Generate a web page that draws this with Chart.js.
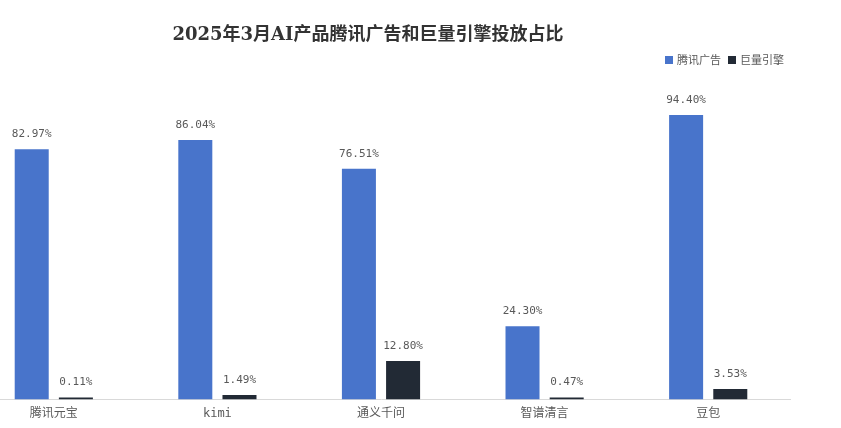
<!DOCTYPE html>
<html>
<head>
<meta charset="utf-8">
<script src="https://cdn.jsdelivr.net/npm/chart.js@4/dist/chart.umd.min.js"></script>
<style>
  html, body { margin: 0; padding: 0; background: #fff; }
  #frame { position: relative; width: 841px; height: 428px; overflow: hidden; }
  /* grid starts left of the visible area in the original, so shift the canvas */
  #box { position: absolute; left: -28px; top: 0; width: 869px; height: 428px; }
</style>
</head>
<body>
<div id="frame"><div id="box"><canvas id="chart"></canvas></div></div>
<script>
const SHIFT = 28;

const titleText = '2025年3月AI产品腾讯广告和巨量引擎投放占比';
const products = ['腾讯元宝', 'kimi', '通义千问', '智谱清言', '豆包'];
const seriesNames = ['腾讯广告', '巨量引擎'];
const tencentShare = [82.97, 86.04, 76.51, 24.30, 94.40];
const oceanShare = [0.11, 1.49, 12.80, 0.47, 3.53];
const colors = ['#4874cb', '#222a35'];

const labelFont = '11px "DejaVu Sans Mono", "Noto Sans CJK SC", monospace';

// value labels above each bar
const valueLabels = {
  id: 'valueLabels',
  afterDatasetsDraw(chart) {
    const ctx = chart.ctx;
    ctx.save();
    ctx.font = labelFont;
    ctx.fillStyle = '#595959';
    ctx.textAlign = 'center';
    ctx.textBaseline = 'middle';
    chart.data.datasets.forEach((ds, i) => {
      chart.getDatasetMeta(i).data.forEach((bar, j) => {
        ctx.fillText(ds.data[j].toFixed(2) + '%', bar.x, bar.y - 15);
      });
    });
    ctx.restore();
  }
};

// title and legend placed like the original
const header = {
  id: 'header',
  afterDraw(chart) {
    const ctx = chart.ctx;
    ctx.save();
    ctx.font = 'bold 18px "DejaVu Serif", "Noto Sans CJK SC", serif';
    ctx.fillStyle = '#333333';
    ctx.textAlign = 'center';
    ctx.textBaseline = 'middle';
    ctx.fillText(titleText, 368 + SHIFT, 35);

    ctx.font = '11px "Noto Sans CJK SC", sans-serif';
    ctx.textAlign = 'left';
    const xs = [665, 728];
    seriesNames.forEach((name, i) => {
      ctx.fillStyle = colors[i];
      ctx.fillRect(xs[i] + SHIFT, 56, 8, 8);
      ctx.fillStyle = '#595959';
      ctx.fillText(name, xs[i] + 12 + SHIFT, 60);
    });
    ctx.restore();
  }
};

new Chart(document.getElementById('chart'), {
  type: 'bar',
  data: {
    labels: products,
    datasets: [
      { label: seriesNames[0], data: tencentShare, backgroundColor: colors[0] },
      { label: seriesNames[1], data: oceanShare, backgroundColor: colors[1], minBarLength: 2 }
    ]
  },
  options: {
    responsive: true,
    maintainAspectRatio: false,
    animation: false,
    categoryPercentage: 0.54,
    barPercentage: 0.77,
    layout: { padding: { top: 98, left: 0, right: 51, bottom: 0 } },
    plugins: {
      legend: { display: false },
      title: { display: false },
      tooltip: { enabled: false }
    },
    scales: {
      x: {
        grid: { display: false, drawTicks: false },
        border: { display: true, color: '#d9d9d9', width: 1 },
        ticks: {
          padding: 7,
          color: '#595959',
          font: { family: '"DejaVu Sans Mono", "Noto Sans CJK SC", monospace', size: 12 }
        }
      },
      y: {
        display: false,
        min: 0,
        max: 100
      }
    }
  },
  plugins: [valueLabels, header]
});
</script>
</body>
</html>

(GIVEN TASK) Quote, exactly and only, the lines from the first line of the data above through the line containing "const SHIFT = 28;". The pictures do not belong in it.

(TASK RESPONSE)
Generate a web page that draws this with Chart.js.
<!DOCTYPE html>
<html>
<head>
<meta charset="utf-8">
<script src="https://cdn.jsdelivr.net/npm/chart.js@4/dist/chart.umd.min.js"></script>
<style>
  html, body { margin: 0; padding: 0; background: #fff; }
  #frame { position: relative; width: 841px; height: 428px; overflow: hidden; }
  /* grid starts left of the visible area in the original, so shift the canvas */
  #box { position: absolute; left: -28px; top: 0; width: 869px; height: 428px; }
</style>
</head>
<body>
<div id="frame"><div id="box"><canvas id="chart"></canvas></div></div>
<script>
const SHIFT = 28;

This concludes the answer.